Woman With Marijuana Crumbs on Face Suspected of Eating Evidence
According to a Palm Beach Post article, a Florida woman, who had been arrested for suspicion of DUI, was handcuffed and seated in the police cruiser when marijuana evidence that had been found in the woman’s car disappeared from the police cruiser. The officer is quoted as saying “bags of weed just don’t go missing inside a police car.” The officer used his investigative skills and deductive reasoning to realize that if he didn’t take the marijuana, then the woman handcuffed in the back of his cruiser must have. He questioned the woman about whether or not she had escaped from her cuffs and had eaten the drug evidence, and she admitted to having broken free from her restraints. The article also mentions that the woman had pot on her face and hands, so the weed crumbs provided additional evidence about the disappearance of the marijuana. I’m sure that most of us have seen milk mustaches and cookie crumbs on the faces of our children, but I doubt that we have witnessed marijuana crumbs on someone’s face.
Finally, it also didn’t help the woman that she was caught on camera because the police cruiser had video surveillance covering the backseat of the car. The verbal admission, weed residue, and video evidence are giving the prosecution a very good case to prosecute for the destruction of evidence.
Making Things Worse – Destruction of Evidence
I have been involved in many State College cases in which people have gotten themselves into some trouble with the police, and they do additional things to get themselves into more trouble. Underage Drinkers often lie to the police about their ages and dates of birth, name, and some even provide the police with a Fake ID card. The case escalates from a summary offense of Underage Drinking to a misdemeanor charge of False Identification to Law Enforcement or Possession of a False Identification Card. In DUI situations, some people get the idea to try to get away from the police while driving.
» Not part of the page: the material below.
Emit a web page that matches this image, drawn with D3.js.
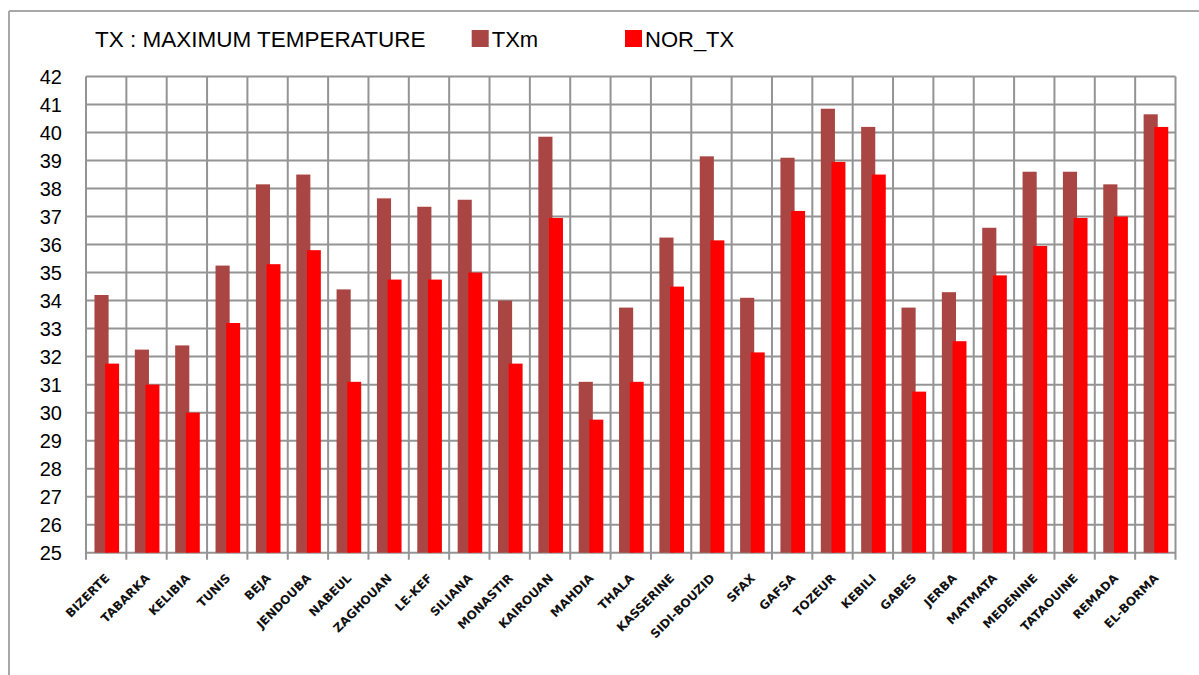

A misdemeanor drunk driving case thereby increases to a felony case of Fleeing and Eluding police.
When a person is dealing with the police, they need to comply with police orders, such as to stop. The person must also answer general questions to allow the officer to identify the person, such as name and date of birth, but the person does not need to answer any other questions. The person should be respectful and honest with the officer, but I want to emphasize again that the person should not be answering most questions posed by the officer. When the officer asks the underage drinker if he or she had been drinking, do not lie to the officer. The strong odor of alcohol coming from the person’s breath, slurred speech, and swaying while standing give it away. The officer knows that you were drinking. Simply tell the officer that you do not want to answer questions.
You should not tell the officer that you have a 4th Amendment right to refuse to answer questions. First, the right against self-incrimination is the 5th Amendment, so you look stupid by trying to sound smart and getting it wrong. Second, when you tell the officer about your rights and what the officer can and cannot do, you escalate the interaction to a whole other level. Most people do not like to be told how to do their job. When you tell the officer what he or she is doing wrong, it is generally not taken well. The adage “keep it simple stupid” is appropriate. All you have to do is tell the officer that you do not wish to answer any other questions until you talk to an attorney.
Criminal Charges in Florida Case
In the case referenced at the beginning, the woman’s actions turned a relatively routine misdemeanor DUI and marijuana possession case into a felony destruction of evidence case. Had this happened in Pennsylvania, the Tampering With Evidence charge would only have been another misdemeanor, but it would have added an additional punishment. Somewhat ironically, the article states that the woman actually works for a judge. While the woman was honest with officer, I still fear that her actions may cause the judge to look for another employee.